En Chile, el crecimiento económico de las últimas décadas ha sido sostenido. Se presenta como modelo de aplicación del neoliberalismo en América Latina. A menudo se olvida, sin embargo, que no en vano Chile alberga una sólida tradición de institucionalidad republicana.
El segundo gobierno de la presidenta socialista Michelle Bachelet ha puesto como primeros puntos de agenda la reforma tributaria y la educativa, y la modificación de la Constitución pinochetista.
Con la reforma tributaria, que incluye múltiples medidas contra la evasión, el Gobierno pensaba recaudar más de US$8 mil millones anuales. Luego de un largo debate entre el oficialismo y la oposición, se aprobó con el acuerdo de un gran sector de la derecha; y aunque el monto a recaudar no se conoce con exactitud, se sabe que será algo menor que el previsto.

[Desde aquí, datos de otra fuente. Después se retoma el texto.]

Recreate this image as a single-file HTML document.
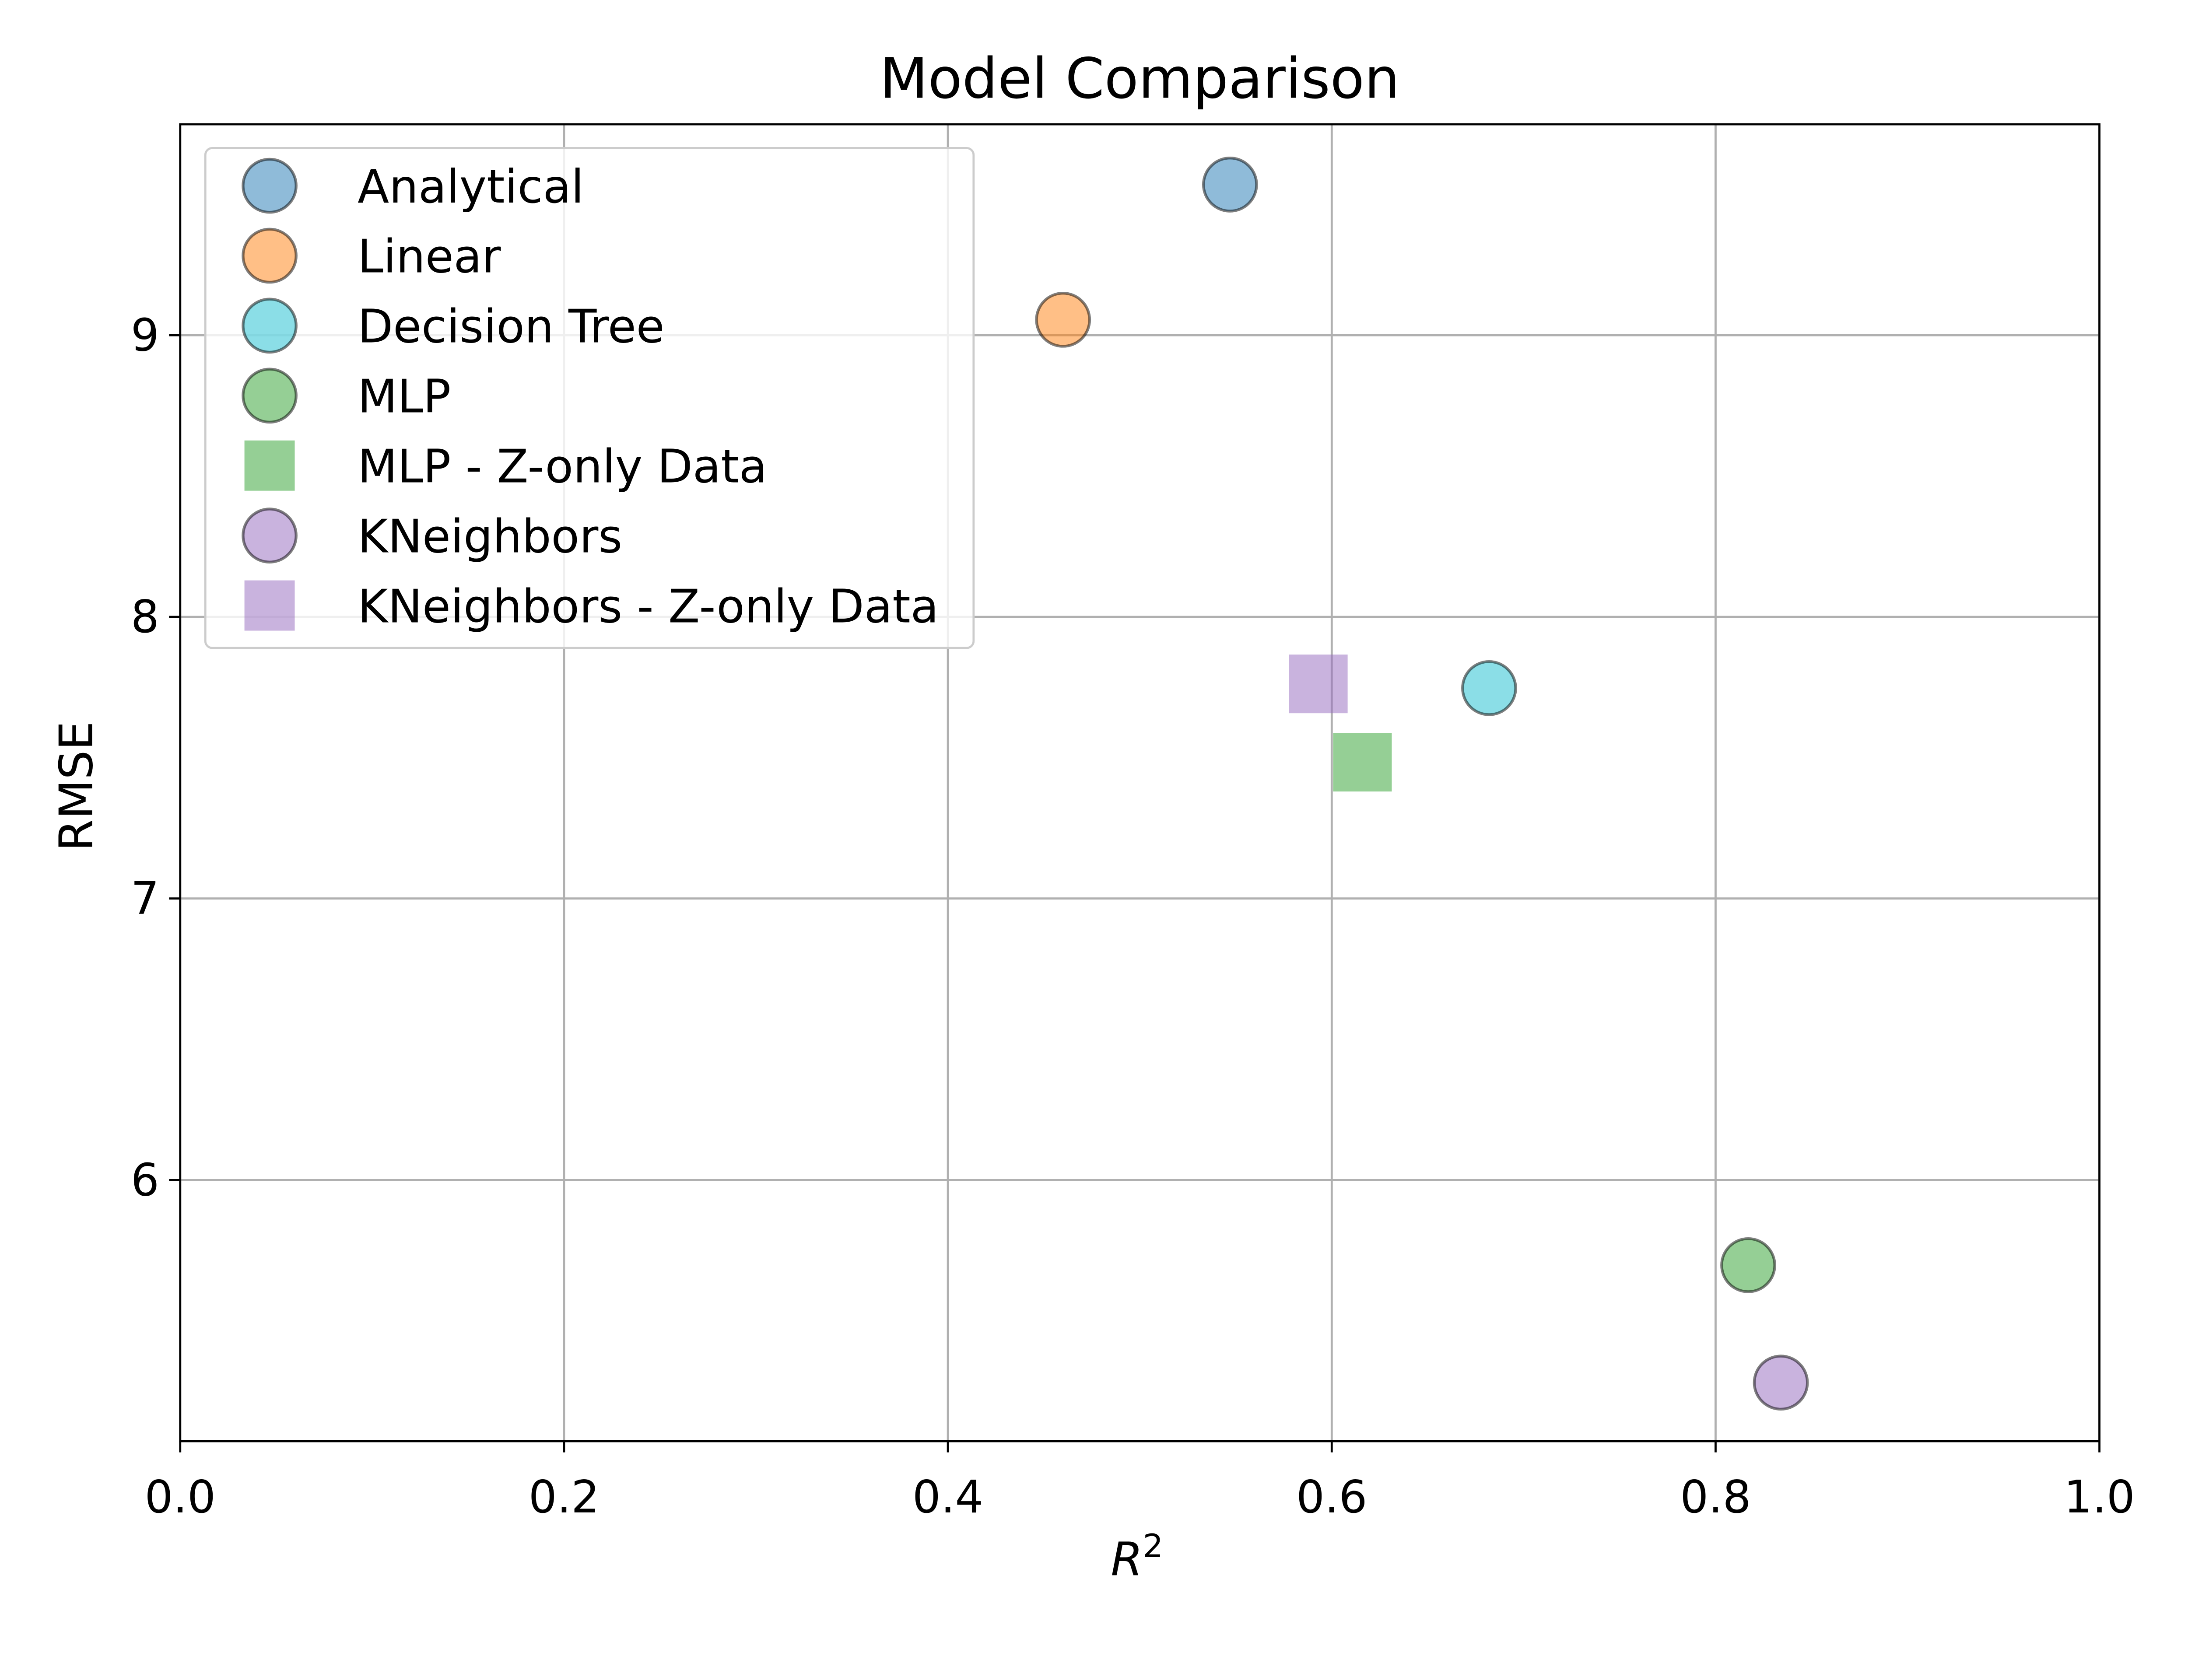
<!DOCTYPE html>
<html><head><meta charset="utf-8"><style>
html,body{margin:0;padding:0;background:#fff}
svg{display:block}
text{font-family:"DejaVu Sans","Liberation Sans",sans-serif;fill:#000}
</style></head><body>
<svg id="chart" xmlns="http://www.w3.org/2000/svg" width="5120" height="3840" viewBox="0 0 1604 1203">
<rect width="1604" height="1203" fill="#fff"/>
<g id="grid"></g>
<g id="marks"></g>
<g id="axes"></g>
<g id="legend"></g>
<text x="816" y="70" font-size="40" text-anchor="middle">Model Comparison</text>
<text x="814" y="1128" font-size="33" text-anchor="middle" font-style="italic">R<tspan font-size="23" dy="-13" font-style="normal">2</tspan></text>
<text x="66" y="563" font-size="33" text-anchor="middle" transform="rotate(-90 66 563)">RMSE</text>
</svg>
<script>
const seriesNames = ["Analytical","Linear","Decision Tree","MLP","MLP - Z-only Data","KNeighbors","KNeighbors - Z-only Data"];
const seriesR2 = [0.547,0.460,0.682,0.817,0.616,0.834,0.593];
const seriesRMSE = [9.535,9.055,7.747,5.698,7.484,5.281,7.762];
const seriesShape = ["circle","circle","circle","circle","square","circle","square"];
const seriesColor = ["#1f77b4","#ff7f0e","#17becf","#2ca02c","#2ca02c","#9467bd","#9467bd"];
const xTicks = [0.0,0.2,0.4,0.6,0.8,1.0];
const xTickLabels = ["0.0","0.2","0.4","0.6","0.8","1.0"];
const yTicks = [6,7,8,9];
const yTickLabels = ["6","7","8","9"];
const xDomain = [0,1];
const yDomain = [5.073,9.749];

const NS="http://www.w3.org/2000/svg";
const L=129,R=1503,T=89,B=1032;
function sx(v){return L+(v-xDomain[0])/(xDomain[1]-xDomain[0])*(R-L);}
function sy(v){return B-(v-yDomain[0])/(yDomain[1]-yDomain[0])*(B-T);}
function mk(tag,attrs,parent){const e=document.createElementNS(NS,tag);for(const k in attrs)e.setAttribute(k,attrs[k]);parent.appendChild(e);return e;}
const grid=document.getElementById('grid'),marks=document.getElementById('marks'),axes=document.getElementById('axes'),leg=document.getElementById('legend');

xTicks.forEach((t,i)=>{
  const g=mk('line',{x1:sx(t),x2:sx(t),y1:T,y2:B,stroke:'#b0b0b0','stroke-width':1.5},grid);
  
  
  const tk=mk('line',{x1:sx(t),x2:sx(t),y1:B,y2:B+8,stroke:'#000','stroke-width':1.5},axes);
  
  
  const tx=mk('text',{x:sx(t),y:B+51,'font-size':32,'text-anchor':'middle'},axes);
  tx.textContent=xTickLabels[i];
  
  
});
yTicks.forEach((t,i)=>{
  const g=mk('line',{x1:L,x2:R,y1:sy(t),y2:sy(t),stroke:'#b0b0b0','stroke-width':1.5},grid);
  
  
  const tk=mk('line',{x1:L-8,x2:L,y1:sy(t),y2:sy(t),stroke:'#000','stroke-width':1.5},axes);
  
  
  const tx=mk('text',{x:L-15,y:sy(t)+11,'font-size':32,'text-anchor':'end'},axes);
  tx.textContent=yTickLabels[i];
  
  
});
const frame=mk('rect',{x:L,y:T,width:R-L,height:B-T,fill:'none',stroke:'#000','stroke-width':1.5},axes);



function drawMarker(shape,color,cx,cy,parent,sq){
  if(shape==='circle'){
    return mk('circle',{cx:cx,cy:cy,r:19,fill:color,'fill-opacity':0.5,stroke:'rgba(0,0,0,0.5)','stroke-width':2},parent);
  }
  return mk('rect',{x:cx-sq/2,y:cy-sq/2,width:sq,height:sq,fill:color,'fill-opacity':0.5},parent);
}
seriesNames.forEach((n,i)=>{
  const m=drawMarker(seriesShape[i],seriesColor[i],sx(seriesR2[i]),sy(seriesRMSE[i]),marks,42);
  
  
});

const box=mk('rect',{x:147,y:106,width:550,height:358,rx:5,fill:'#fff','fill-opacity':0.8,stroke:'#cccccc','stroke-width':1.5},leg);


seriesNames.forEach((n,i)=>{
  const y=133+i*50.1;
  const m=drawMarker(seriesShape[i],seriesColor[i],193,y,leg,36);
  
  
  const t=mk('text',{x:256,y:y+12,'font-size':33},leg);
  t.textContent=n;
  
  
});
</script>
</body></html>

El debate sobre la reforma de la educación es más complicado, porque afecta a sectores sociales medios –a diferencia de la tributaria–, con hijos en escuelas subvencionadas por el Estado, pero que tienen un régimen de lucro y pueden seleccionar a los postulantes. Muchos de esos padres no quieren saber nada con escuelas públicas-municipales. La resistencia de los “apoderados” (padres de los alumnos de las “subvencionadas”), no es, pues, principalmente política sino social. No obstante, interpelado por el Congreso, el ministro del ramo demostró el miércoles último que, debido a una competencia “salvaje”, en los últimos 15 años cerraron no menos de tres mil colegios, entre subvencionados y municipales.
La reforma tributaria, la de la educación y la (próxima) constitucional instauran una importante experiencia de reforma dentro de la democracia. Es sorprendente que la izquierda peruana no se sienta atraída por este esfuerzo ni por el debate que genera. Quizá lo sienta “demasiado gradual y tibio”.